Cruise Operators Are Sailing On Despite Omicron – Barrons

Despite a blunt recommendation from Centers for Disease Control and Prevention to avoid cruise travel, the industry is sailing on for now as it tries to recover from the pandemic.

The same holds true for the cruise operators’ stocks, which slid in the last few days of 2021 but still held up relatively well in the second half of December.

“Investors are completely taking this in stride,” Chris Woronka, an analyst at Deutsche Bank who covers the cruise lines and other travel sectors, told Barron’s on Saturday.

But it hasn’t been smooth sailing, and plenty of hurdles remain.

On Dec. 30, the CDC raised its Covid-19 travel health notice from 3 to 4, the highest level, for cruise travel. The agency urged travelers to avoid cruises “regardless of vaccination status.”

As of Saturday afternoon, there were no reports of any cruise voyage cancellations, though the Omicron variant is believed to have forced the cruise operators to review their itineraries, including which ports they call on.

Cruise company


Royal Caribbean Group
(ticker: RCL) said in a press release Thursday that the company “is experiencing service disruptions at selected destinations” and that it had “canceled or significantly modified 16 destination calls out of 331.”

Patrick Scholes, a travel and leisure analyst at Truist Securities, points out that the CDC’s action comes at an especially bad time for the cruise operators.

“It’s a very inopportune time to have that happen because we are going into the big selling season,” says Scholes. “It’s going to hurt, the degree of which we don’t know yet. But there’s absolutely nothing good coming out of that announcement” by the CDC.

Still, Woronka says that enthusiasm for cruising remains strong among travelers. The largest bucket of cruise customers, he says, “are going to go” on sailings.

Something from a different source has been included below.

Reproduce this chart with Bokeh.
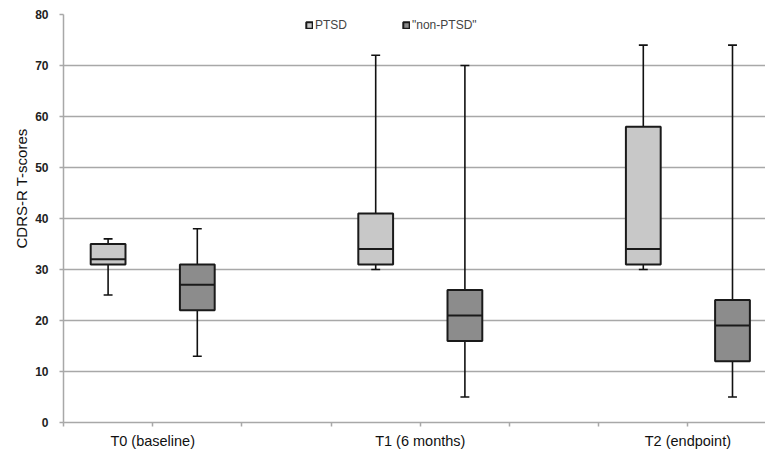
from bokeh.plotting import figure
from bokeh.models import (ColumnDataSource, FixedTicker, Legend, LegendItem, Title, Range1d)
from bokeh.embed import file_html
from bokeh.resources import INLINE

groups = ["T0 (baseline)", "T1 (6 months)", "T2 (endpoint)"]
series = ["PTSD", "\"non-PTSD\""]

ptsd_low = [25, 30, 30]
ptsd_q1 = [31, 31, 31]
ptsd_med = [32, 34, 34]
ptsd_q3 = [35, 41, 58]
ptsd_high = [36, 72, 74]

non_low = [13, 5, 5]
non_q1 = [22, 16, 12]
non_med = [27, 21, 19]
non_q3 = [31, 26, 24]
non_high = [38, 70, 74]

y_ticks = [0, 10, 20, 30, 40, 50, 60, 70, 80]

FONT = "Liberation Sans"
GRID = "#a8a8a8"

p = figure(frame_width=702, frame_height=408, output_backend="svg", toolbar_location=None,
           x_range=Range1d(0, 7.87), y_range=Range1d(0, 80),
           min_border_left=63, min_border_right=0, min_border_top=14, min_border_bottom=0)
p.outline_line_color = None
p.background_fill_color = "white"

slots = 3  # slots per group
def positions(offset):
    return [slots * i + offset for i in range(len(groups))]

fills = ["#c8c8c8", "#8c8c8c"]
stats = [
    (ptsd_low, ptsd_q1, ptsd_med, ptsd_q3, ptsd_high),
    (non_low, non_q1, non_med, non_q3, non_high),
]
box_renderers = []
for k, (lo, q1, md, q3, hi) in enumerate(stats):
    x = positions(0.5 + k)
    src = ColumnDataSource(dict(x=x, lo=lo, q1=q1, md=md, q3=q3, hi=hi,
                                xl=[v - 0.05 for v in x], xr=[v + 0.05 for v in x],
                                bl=[v - 0.195 for v in x], br=[v + 0.195 for v in x]))
    p.segment(x0="x", y0="lo", x1="x", y1="hi", source=src, line_color="#111111", line_width=1.6)
    p.segment(x0="xl", y0="lo", x1="xr", y1="lo", source=src, line_color="#111111", line_width=1.6)
    p.segment(x0="xl", y0="hi", x1="xr", y1="hi", source=src, line_color="#111111", line_width=1.6)
    r = p.vbar(x="x", bottom="q1", top="q3", width=0.39, source=src, fill_color=fills[k],
               line_color="#1a1a1a", line_width=2)
    box_renderers.append(r)
    p.segment(x0="bl", y0="md", x1="br", y1="md", source=src, line_color="#1a1a1a", line_width=2)

# y axis
p.yaxis.ticker = FixedTicker(ticks=y_ticks)
p.yaxis.major_label_text_font = FONT
p.yaxis.major_label_text_font_size = "12px"
p.yaxis.major_label_text_font_style = "bold"
p.yaxis.major_label_text_color = "#222222"
p.yaxis.axis_line_color = GRID
p.yaxis.axis_line_width = 1.5
p.yaxis.major_tick_line_color = GRID
p.yaxis.major_tick_line_width = 1.5
p.yaxis.major_tick_out = 4
p.yaxis.major_tick_in = 0
p.yaxis.minor_tick_line_color = None
p.yaxis.major_label_standoff = 11

# x axis
xt = list(range(slots * len(groups)))
overrides = {t: "" for t in xt}
for i, g in enumerate(groups):
    overrides[slots * i + 1] = g
p.xaxis.ticker = FixedTicker(ticks=xt)
p.xaxis.major_label_overrides = overrides
p.xaxis.major_label_text_font = FONT
p.xaxis.major_label_text_font_size = "14.5px"
p.xaxis.major_label_text_color = "#111111"
p.xaxis.axis_line_color = GRID
p.xaxis.axis_line_width = 1.5
p.xaxis.major_tick_line_color = GRID
p.xaxis.major_tick_line_width = 1.5
p.xaxis.major_tick_out = 4
p.xaxis.major_tick_in = 0
p.xaxis.minor_tick_line_color = None
p.xaxis.major_label_standoff = 6

p.xgrid.grid_line_color = None
p.ygrid.grid_line_color = GRID
p.ygrid.grid_line_width = 1.5

title = Title(text="CDRS-R T-scores", align="left", offset=174, text_font=FONT,
              text_font_size="15px", text_font_style="normal", text_color="#111111", standoff=6)
p.add_layout(title, "left")

legend = Legend(items=[LegendItem(label=series[k], renderers=[box_renderers[k]]) for k in range(2)],
                orientation="horizontal", location=(242, 390), padding=0, margin=0,
                glyph_width=8, glyph_height=8, label_standoff=2, spacing=55,
                label_text_font=FONT, label_text_font_size="12px", label_height=12,
                border_line_color=None, background_fill_alpha=0)
p.add_layout(legend, "center")

open("out.html", "w").write(file_html(p, INLINE))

For now, investors are taking the CDC’s recommendation in stride, though the stock prices declined in the last few trading days of 2021.

For example, shares of


Carnival
(CCL), the largest cruise company, fell by about 5% from Dec. 23 through Dec. 31, compared with a gain of nearly 1% for the S&P 500. From Dec. 17 through Dec. 31, though, the stock gained 10%, easily beating the S&P 500’s 3% result.

“The market is saying that these disruptions are not going to cripple the cruise companies,” Woronka says. “They’ve got pretty sufficient liquidity buffers to get through this. The view is that the CDC does not derail the second half of ’22 and ‘23 recovery.”

Royal Caribbean said in its release Thursday that “none of the Omicron cases [aboard its ships] have been severe” or required hospitalization.

It added that “almost everyone onboard” its ships have been vaccinated. The company, which resumed U.S. sailings in June, said it has carried 1.1 million guests on its ships since then, with 1,475 people testing positive—a rate of 0.02%.

Carnival and its peers had been shut down from sailing in and out of U.S. ports for about 15 months starting in March 2020 due to the pandemic.

Royal Caribbean’s load factors, essentially bookings, for sailings in the first half of this year are below historical levels but are within their historical ranges for the second half of 2022, the company said.

Woronka has Hold ratings on Royal Caribbean, Carnival and


Norwegian Cruise Line Holdings
(NCLH).

The stocks of all three companies have sold off by more than 10% since early November.

“Clearly, the market is still a little bit skittish about how this plays out,” says Woronka. “The base case is that we have a strong recovery in the back half of ’22 and into ’23, but there is risk. We didn’t see Omicron coming. It just popped up one day, and now it’s here.”

Royal Caribbean said in its release that the travel industry has been “experiencing significant disruptions by air transport and other service providers due to the spread of Omicron.”

As of mid-Saturday afternoon, there were about 2,500 flight cancellations within, into or out of the U.S., according to FlightAware. A day earlier, on Dec. 31, those cancellations totaled 1,625.


Delta Air Lines
(DAL), for example, has attributed its flight cancellations to winter weather and the Omicron variant.